Created as part of his master’s thesis at the Faculty of Architecture at Wrocław’s University of Technology, Damian Kuna’s project sought to picture an alternative urban development filled with the characteristics of a traditional Polish village. Entered into the bi-yearly Congress of Urban Policy competition, five winners were selected from the 52 entrants with Kuna’s project among those that were picked out.
Inspired by the nostalgic image of rural Poland as depicted in works such as The Peasants by Władysław Reymont, Kuna aimed to recreate the timeless idyll and apply it as a solution to the modern ills of the city.

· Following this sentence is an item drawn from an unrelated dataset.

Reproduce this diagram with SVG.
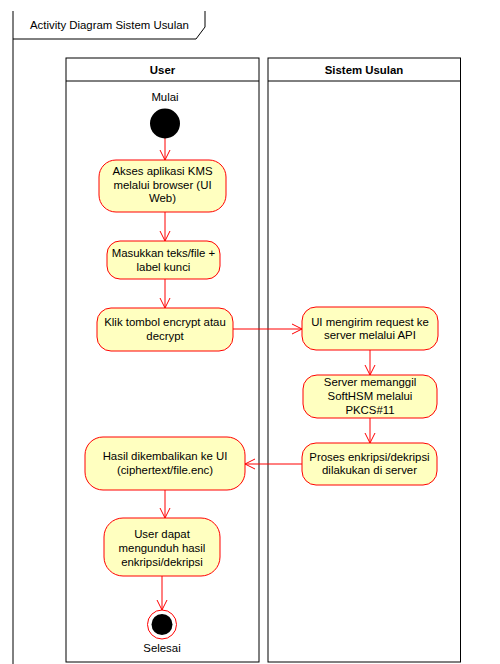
<svg xmlns="http://www.w3.org/2000/svg" width="500" height="664" viewBox="0 0 500 664">
  <style>
    text { font-family: "Liberation Sans", Arial, Helvetica, sans-serif; font-size: 11.4px; fill: #000; }
    .lbl { text-anchor: middle; }
    .hdr { text-anchor: middle; font-weight: bold; }
    .frame { fill: none; stroke: #000; stroke-width: 1; }
    .lane { fill: #fff; stroke: #000; stroke-width: 1; }
    .act { fill: #ffffc0; stroke: #ff0000; stroke-width: 1; }
    .flow { fill: none; stroke: #ff0000; stroke-width: 1; marker-end: url(#open); }
  </style>
  <defs>
    <marker id="open" viewBox="0 0 12 12" refX="11" refY="6" markerWidth="12" markerHeight="12" markerUnits="userSpaceOnUse" orient="auto">
      <path d="M1,1 L11,6 L1,11" fill="none" stroke="#ff0000" stroke-width="1"/>
    </marker>
  </defs>
  <rect width="500" height="664" fill="#fff"/>

  <!-- frame -->
  <g id="frame">
    <path class="frame" d="M13,11 V664"/>
    <path class="frame" d="M205,11 V27 L196,39 H13"/>
    <text x="30" y="29">Activity Diagram Sistem Usulan</text>
  </g>

  <!-- swimlanes -->
  <g id="lane-user">
    <rect class="lane" x="66" y="58" width="193" height="604"/>
    <line x1="66" y1="81" x2="259" y2="81" stroke="#000"/>
    <text class="hdr" x="162.5" y="74">User</text>
  </g>
  <g id="lane-sistem">
    <rect class="lane" x="268" y="58" width="192.5" height="604"/>
    <line x1="268" y1="81" x2="460.5" y2="81" stroke="#000"/>
    <text class="hdr" x="364" y="74">Sistem Usulan</text>
  </g>

  <!-- connectors -->
  <g id="connectors">
    <path class="flow" d="M165,138 V160"/>
    <path class="flow" d="M165,212 V241"/>
    <path class="flow" d="M165,279 V308"/>
    <path class="flow" d="M233,329 H302"/>
    <path class="flow" d="M370,350 V375"/>
    <path class="flow" d="M370,418 V443"/>
    <path class="flow" d="M302,464 H245"/>
    <path class="flow" d="M165,490 V518"/>
    <path class="flow" d="M162,576 V610"/>
  </g>

  <!-- nodes -->
  <g id="start">
    <text class="lbl" x="165" y="101">Mulai</text>
    <circle cx="165" cy="123.5" r="15" fill="#000"/>
  </g>
  <g id="akses">
    <rect class="act" x="99" y="160" width="127" height="52" rx="17" ry="17"/>
    <text class="lbl" x="162.5" y="175">Akses aplikasi KMS</text>
    <text class="lbl" x="162.5" y="189">melalui browser (UI</text>
    <text class="lbl" x="162.5" y="202">Web)</text>
  </g>
  <g id="masukkan">
    <rect class="act" x="107" y="241" width="113" height="38" rx="13" ry="13"/>
    <text class="lbl" x="163.5" y="257">Masukkan teks/file +</text>
    <text class="lbl" x="163.5" y="271">label kunci</text>
  </g>
  <g id="klik">
    <rect class="act" x="97" y="308" width="136" height="43" rx="14" ry="14"/>
    <text class="lbl" x="165" y="326">Klik tombol encrypt atau</text>
    <text class="lbl" x="165" y="340">decrypt</text>
  </g>
  <g id="kirim">
    <rect class="act" x="302" y="307" width="136" height="43" rx="14" ry="14"/>
    <text class="lbl" x="370" y="326">UI mengirim request ke</text>
    <text class="lbl" x="370" y="339">server melalui API</text>
  </g>
  <g id="panggil">
    <rect class="act" x="303" y="375" width="134" height="43" rx="14" ry="14"/>
    <text class="lbl" x="370" y="386">Server memanggil</text>
    <text class="lbl" x="370" y="400">SoftHSM melalui</text>
    <text class="lbl" x="370" y="414">PKCS#11</text>
  </g>
  <g id="proses">
    <rect class="act" x="302" y="443" width="135" height="42" rx="14" ry="14"/>
    <text class="lbl" x="369.5" y="461">Proses enkripsi/dekripsi</text>
    <text class="lbl" x="369.5" y="474">dilakukan di server</text>
  </g>
  <g id="hasil">
    <rect class="act" x="85" y="437" width="160" height="53" rx="18" ry="18"/>
    <text class="lbl" x="165" y="460">Hasil dikembalikan ke UI</text>
    <text class="lbl" x="165" y="474">(ciphertext/file.enc)</text>
  </g>
  <g id="unduh">
    <rect class="act" x="104" y="518" width="116" height="58" rx="19" ry="19"/>
    <text class="lbl" x="162" y="538">User dapat</text>
    <text class="lbl" x="162" y="552">mengunduh hasil</text>
    <text class="lbl" x="162" y="566">enkripsi/dekripsi</text>
  </g>
  <g id="end">
    <circle cx="162" cy="624.5" r="14.5" fill="#fff" stroke="#ff0000"/>
    <circle cx="162" cy="624.5" r="10.5" fill="#000"/>
    <text class="lbl" x="162" y="652">Selesai</text>
  </g>
</svg>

“In recent years, many people have moved to suburban single-family housing estates which have little in common with the basic features of a village,” says Kuna. “They require large infrastructure or demand daily commuting. This strong urbanization has disrupted the smooth functioning of our planet and has reduced biodiversity. Buildings in one region affect the ecosystem of another.”
Continuing, the architect says that his project aimed to cherry pick aspects of village life that would alleviate these current problems and help create an alternative housing model more sensitive to environmental needs.

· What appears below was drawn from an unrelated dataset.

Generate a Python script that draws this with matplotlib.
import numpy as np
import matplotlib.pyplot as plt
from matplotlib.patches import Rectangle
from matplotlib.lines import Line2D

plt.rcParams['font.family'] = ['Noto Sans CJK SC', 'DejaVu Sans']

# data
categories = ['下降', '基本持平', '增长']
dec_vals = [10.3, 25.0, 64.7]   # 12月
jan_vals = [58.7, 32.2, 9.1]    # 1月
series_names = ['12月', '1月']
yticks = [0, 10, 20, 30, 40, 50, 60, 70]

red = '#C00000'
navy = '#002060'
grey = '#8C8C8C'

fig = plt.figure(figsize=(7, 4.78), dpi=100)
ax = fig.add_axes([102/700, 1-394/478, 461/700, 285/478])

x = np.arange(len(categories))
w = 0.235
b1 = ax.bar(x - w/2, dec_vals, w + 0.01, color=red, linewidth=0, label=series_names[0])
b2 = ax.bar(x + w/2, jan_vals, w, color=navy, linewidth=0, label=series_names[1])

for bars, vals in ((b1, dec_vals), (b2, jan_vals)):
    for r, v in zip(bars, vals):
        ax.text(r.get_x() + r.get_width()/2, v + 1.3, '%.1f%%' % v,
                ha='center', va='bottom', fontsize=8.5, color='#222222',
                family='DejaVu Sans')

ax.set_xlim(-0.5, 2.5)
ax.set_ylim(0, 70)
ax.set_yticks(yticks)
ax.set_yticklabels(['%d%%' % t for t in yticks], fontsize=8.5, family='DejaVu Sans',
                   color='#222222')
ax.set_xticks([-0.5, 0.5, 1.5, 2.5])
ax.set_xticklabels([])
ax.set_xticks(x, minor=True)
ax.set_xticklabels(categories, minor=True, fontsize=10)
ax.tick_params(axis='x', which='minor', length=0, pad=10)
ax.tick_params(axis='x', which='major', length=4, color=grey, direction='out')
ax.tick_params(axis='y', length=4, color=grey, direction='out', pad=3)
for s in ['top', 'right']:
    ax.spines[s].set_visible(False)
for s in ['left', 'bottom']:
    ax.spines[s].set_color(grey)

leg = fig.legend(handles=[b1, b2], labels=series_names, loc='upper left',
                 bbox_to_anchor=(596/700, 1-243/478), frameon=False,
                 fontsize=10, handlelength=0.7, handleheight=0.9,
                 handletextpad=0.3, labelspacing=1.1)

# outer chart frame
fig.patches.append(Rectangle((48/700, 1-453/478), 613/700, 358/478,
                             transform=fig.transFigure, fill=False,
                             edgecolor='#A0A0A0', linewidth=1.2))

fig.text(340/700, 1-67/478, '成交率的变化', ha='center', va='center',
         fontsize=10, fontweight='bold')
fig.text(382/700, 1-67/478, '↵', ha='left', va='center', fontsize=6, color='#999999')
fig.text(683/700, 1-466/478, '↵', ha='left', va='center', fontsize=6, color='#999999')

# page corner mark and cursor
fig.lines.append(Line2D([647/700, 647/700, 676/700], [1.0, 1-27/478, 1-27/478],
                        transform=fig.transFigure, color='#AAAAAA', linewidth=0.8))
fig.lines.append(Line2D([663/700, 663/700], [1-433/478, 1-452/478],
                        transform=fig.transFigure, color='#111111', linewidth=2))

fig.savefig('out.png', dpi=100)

Looking to create a better balance between man and nature, Kuna re-imagined the area occupied by the former Ursus factory to present his vision for a prototype housing estate comprised of several integrated villages.
Among his proposed solutions, the architect’s concept include a vertically arranged living quarters with ample greenery and recreation spaces, as well as an emphasis on self-sufficiency and bio-diversity.
Using wood as the principal building material, this urban village would stimulate neighborly interaction and foster a sense of community spirit whilst also spotlighting eco initiatives such as vertical farms capable of producing 80 to 120 kg of vegetables per year per square meter, as well as the introduction of water retention features, heat pumps and photovoltaic panels.